Billie Swings is so well hidden on traffic-jammed Spit Road that you have probably driven past it a hundred times without taking a side glance. But let me assure you, make that side glance, and make a booking. While the restaurant's menu began featuring classic French bistro style meals, chef and owner Chris Rummey changed direction to appeal to his Mosmanite crowd. More "serious" dishes such as beef three-ways and pappardelle with pork and beef ragu today create his modern Mediterranean menu.
As we ponder over the chalkboard-written, blackboard menu (which changes weekly), smells of garlic and butter being cooked in the frypan seep from the kitchen, putting our taste buds on high alert.

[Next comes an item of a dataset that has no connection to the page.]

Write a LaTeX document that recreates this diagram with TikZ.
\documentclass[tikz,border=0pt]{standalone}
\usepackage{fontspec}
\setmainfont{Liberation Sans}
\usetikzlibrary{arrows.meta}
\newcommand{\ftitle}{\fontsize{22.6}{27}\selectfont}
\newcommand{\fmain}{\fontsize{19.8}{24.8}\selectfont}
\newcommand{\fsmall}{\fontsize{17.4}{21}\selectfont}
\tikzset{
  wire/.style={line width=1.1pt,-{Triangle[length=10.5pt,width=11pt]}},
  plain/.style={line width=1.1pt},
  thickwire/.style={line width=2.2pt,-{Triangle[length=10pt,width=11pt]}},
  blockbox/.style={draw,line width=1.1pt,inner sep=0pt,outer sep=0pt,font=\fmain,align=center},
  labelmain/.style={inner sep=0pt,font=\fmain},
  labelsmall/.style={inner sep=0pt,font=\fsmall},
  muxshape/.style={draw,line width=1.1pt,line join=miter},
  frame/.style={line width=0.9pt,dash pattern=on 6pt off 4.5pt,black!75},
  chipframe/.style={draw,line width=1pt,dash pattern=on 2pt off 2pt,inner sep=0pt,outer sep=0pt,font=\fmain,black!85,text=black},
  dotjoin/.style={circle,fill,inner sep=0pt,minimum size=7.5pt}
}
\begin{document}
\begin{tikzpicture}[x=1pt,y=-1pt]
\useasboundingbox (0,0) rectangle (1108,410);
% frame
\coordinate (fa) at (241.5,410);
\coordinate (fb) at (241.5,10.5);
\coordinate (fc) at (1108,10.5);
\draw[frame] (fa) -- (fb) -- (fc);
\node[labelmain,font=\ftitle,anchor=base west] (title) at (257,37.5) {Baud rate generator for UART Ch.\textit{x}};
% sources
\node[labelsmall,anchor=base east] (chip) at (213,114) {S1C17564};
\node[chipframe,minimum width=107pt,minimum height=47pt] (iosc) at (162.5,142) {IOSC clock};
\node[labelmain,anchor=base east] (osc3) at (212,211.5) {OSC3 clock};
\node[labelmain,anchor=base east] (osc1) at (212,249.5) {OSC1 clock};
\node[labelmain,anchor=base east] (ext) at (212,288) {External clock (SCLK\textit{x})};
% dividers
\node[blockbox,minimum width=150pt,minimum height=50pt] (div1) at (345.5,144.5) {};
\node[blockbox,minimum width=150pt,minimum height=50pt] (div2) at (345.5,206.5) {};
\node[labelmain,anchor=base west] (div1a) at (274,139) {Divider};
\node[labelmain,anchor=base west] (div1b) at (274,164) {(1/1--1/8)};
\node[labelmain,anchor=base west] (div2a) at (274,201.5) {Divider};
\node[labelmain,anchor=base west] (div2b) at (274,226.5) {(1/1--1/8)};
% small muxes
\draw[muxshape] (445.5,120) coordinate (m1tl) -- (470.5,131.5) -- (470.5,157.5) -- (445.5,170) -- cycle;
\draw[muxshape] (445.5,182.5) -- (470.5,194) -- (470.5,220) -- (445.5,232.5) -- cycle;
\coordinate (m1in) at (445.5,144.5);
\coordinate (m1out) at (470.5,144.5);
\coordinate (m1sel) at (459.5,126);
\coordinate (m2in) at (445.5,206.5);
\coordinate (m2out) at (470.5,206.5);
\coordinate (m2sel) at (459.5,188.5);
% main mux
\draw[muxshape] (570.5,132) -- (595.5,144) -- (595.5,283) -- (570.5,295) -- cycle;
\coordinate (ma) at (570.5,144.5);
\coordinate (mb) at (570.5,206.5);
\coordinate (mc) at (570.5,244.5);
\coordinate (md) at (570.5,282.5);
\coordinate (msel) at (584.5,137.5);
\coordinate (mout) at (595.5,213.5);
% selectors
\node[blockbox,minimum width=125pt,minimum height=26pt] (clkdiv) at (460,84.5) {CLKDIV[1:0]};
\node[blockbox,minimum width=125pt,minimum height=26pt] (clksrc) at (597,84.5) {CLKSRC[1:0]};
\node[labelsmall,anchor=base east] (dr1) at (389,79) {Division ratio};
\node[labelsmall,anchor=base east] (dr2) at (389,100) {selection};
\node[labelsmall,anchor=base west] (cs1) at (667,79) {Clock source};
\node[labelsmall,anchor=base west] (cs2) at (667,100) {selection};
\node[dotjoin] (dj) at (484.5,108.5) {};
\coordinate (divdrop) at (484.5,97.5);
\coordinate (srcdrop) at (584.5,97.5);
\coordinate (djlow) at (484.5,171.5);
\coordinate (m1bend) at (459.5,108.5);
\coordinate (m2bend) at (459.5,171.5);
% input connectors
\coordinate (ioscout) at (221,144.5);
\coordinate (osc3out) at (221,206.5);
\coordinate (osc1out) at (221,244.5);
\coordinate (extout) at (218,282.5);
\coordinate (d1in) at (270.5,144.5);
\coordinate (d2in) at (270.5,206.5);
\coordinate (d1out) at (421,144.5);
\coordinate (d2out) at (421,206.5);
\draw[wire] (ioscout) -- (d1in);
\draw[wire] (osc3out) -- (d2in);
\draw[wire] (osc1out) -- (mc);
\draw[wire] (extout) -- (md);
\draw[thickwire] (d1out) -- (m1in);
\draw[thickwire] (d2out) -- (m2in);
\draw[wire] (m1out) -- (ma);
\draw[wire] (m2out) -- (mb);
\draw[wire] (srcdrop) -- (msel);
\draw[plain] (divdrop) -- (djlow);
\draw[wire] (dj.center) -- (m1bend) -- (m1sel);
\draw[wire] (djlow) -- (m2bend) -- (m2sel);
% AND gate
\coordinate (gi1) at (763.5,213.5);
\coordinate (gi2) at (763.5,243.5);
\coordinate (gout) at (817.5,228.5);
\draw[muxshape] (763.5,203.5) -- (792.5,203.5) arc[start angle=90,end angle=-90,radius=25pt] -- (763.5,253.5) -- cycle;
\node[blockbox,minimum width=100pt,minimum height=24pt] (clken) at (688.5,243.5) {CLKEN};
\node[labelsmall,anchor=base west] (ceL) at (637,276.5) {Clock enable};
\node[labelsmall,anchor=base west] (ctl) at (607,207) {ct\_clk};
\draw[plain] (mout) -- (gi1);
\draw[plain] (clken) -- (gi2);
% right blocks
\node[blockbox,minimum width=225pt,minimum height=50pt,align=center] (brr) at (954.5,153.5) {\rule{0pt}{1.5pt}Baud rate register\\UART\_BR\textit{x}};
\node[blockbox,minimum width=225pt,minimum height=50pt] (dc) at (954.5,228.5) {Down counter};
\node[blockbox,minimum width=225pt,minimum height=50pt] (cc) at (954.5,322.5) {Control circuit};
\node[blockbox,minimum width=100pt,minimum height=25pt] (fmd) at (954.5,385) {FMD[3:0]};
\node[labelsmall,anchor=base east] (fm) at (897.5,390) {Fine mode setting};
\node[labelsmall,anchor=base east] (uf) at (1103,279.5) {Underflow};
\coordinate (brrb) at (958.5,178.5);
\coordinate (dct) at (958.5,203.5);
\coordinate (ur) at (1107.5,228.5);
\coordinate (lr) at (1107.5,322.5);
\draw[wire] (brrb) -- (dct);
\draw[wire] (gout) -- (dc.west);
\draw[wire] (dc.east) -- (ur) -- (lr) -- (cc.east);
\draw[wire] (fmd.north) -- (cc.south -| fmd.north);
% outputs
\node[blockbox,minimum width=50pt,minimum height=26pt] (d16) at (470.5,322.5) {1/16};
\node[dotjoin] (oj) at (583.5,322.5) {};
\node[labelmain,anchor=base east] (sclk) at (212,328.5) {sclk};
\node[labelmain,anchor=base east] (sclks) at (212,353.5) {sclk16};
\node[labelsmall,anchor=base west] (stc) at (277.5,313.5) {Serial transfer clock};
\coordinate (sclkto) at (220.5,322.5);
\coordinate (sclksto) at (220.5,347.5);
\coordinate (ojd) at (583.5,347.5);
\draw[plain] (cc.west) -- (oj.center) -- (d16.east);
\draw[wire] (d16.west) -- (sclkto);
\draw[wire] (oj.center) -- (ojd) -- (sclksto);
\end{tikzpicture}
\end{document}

An amuse bouche of chestnut purée served in white china espresso cups is unlike anything we had tasted before – the flavour was sweet yet creamy and it had a thick, almost-chunky texture. In silent appreciation, we swirled the caramel-coloured puree around our mouths. Next arrived two perfectly poised piping-hot bread rolls. On first bite, we were taken back to Paris to reminisce about the fresh baguettes from our corner boulangerie. As we recollected our Parisian days, Chris arrived with perfectly pink earl grey smoked duck breast lying over a bed of brown rice and star-anise soaked orange. The snapper fillets with saffron cauliflower florets, roasted pine nuts and steamed squid created a unique combination that was neither Middle Eastern nor French but the flavours were all there.
Loud soulful Parisian beats filled the restaurant space and all of the week's stresses felt like a million miles away. After we said goodnight to Chris, I stalled when opening the restaurant's door as I hesitated leaving this little refuge to face the looming traffic and endless road rage of Sydney drivers. Sadly we had to leave but eagerly I will return.